Wszystkie artystyczne decyzje podjęte przez Swinga oraz rysownika Joe Bennetta osiągają swój szczyt w finałowym tomie. Scenarzysta żongluje bohaterami i postaciami, by każdy występ miał tutaj swoje domknięcie. Tyczy się to zarówno kolejnych osobowości Hulka, jak i bogatego drugiego planu. Natomiast Bennett stara się, by niektóre okropieństwa na długo nie mogły wyjść nam z głowy. Ewing bawi się także lorem Hulka. Nie tylko przywołuje kluczowe wydarzenia, ale także dokłada swoją cegiełkę do genezy nieobliczalnego gamma-olbrzyma.

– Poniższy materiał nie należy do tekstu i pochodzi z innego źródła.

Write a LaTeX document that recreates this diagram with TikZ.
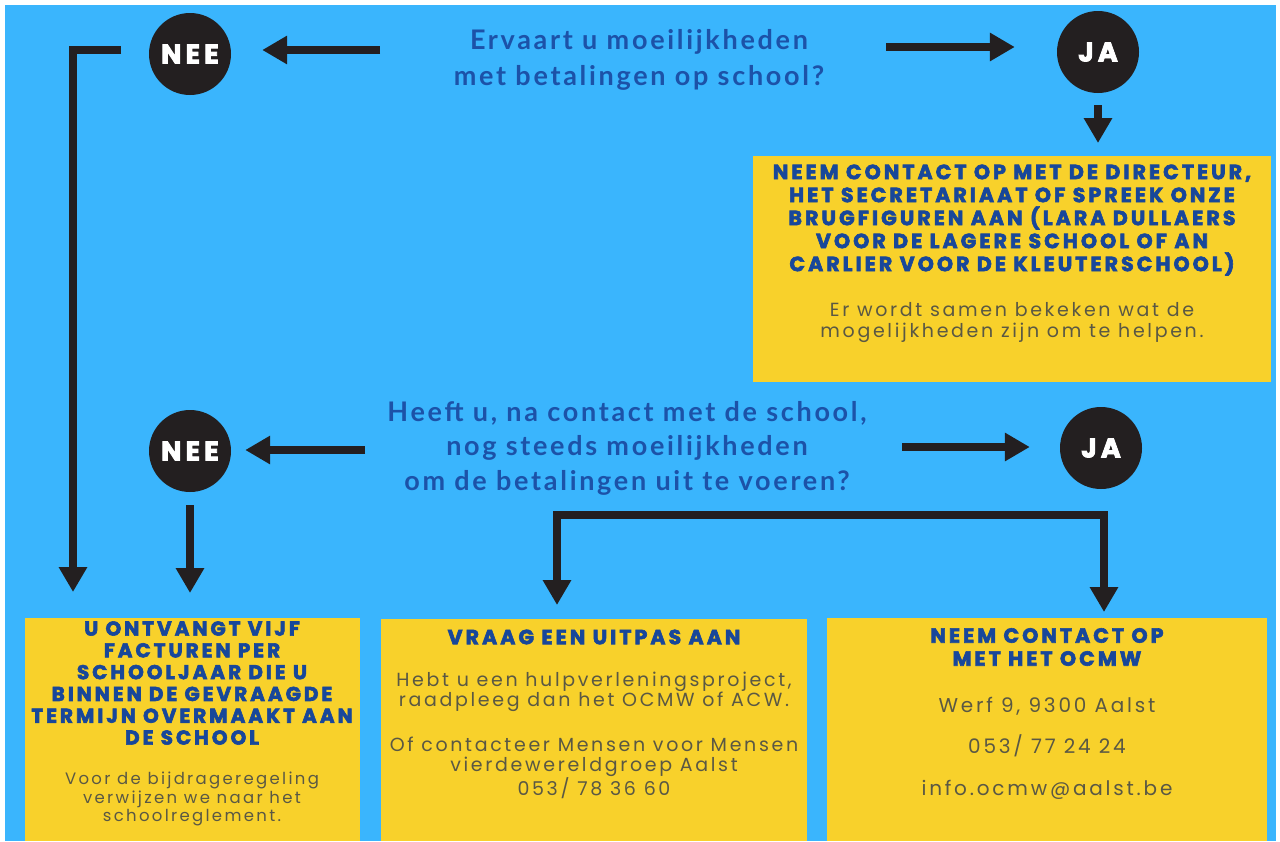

Scenarzysta wykazuje przy tym nie tylko biegłość w bogatej historii Hulka, a też (i przede wszystkim) miłość do postaci. W piątym tomie jest kilka momentów, które są najlepszym rodzajem fanservice’u. Wystarczy wspomnieć tylko rozwiązania pojedynku ze Stworem. Zgrzyta mi nieco finał, z jednej strony wypełniony treścią, z drugiej w pewnym momencie nieco za bardzo idący w psychodeliczne klimaty. Nie zmienia to jednak faktu, że pięćdziesiąt zeszytów autorstwa Ewinga to rzecz obowiązkowa dla fanów Hulka. Miłośników Marvela także zachęcam – ale tylko tych pełnoletnich. Gdybym przeczytał ten komiks za dzieciaka, miałbym niezłe koszmary.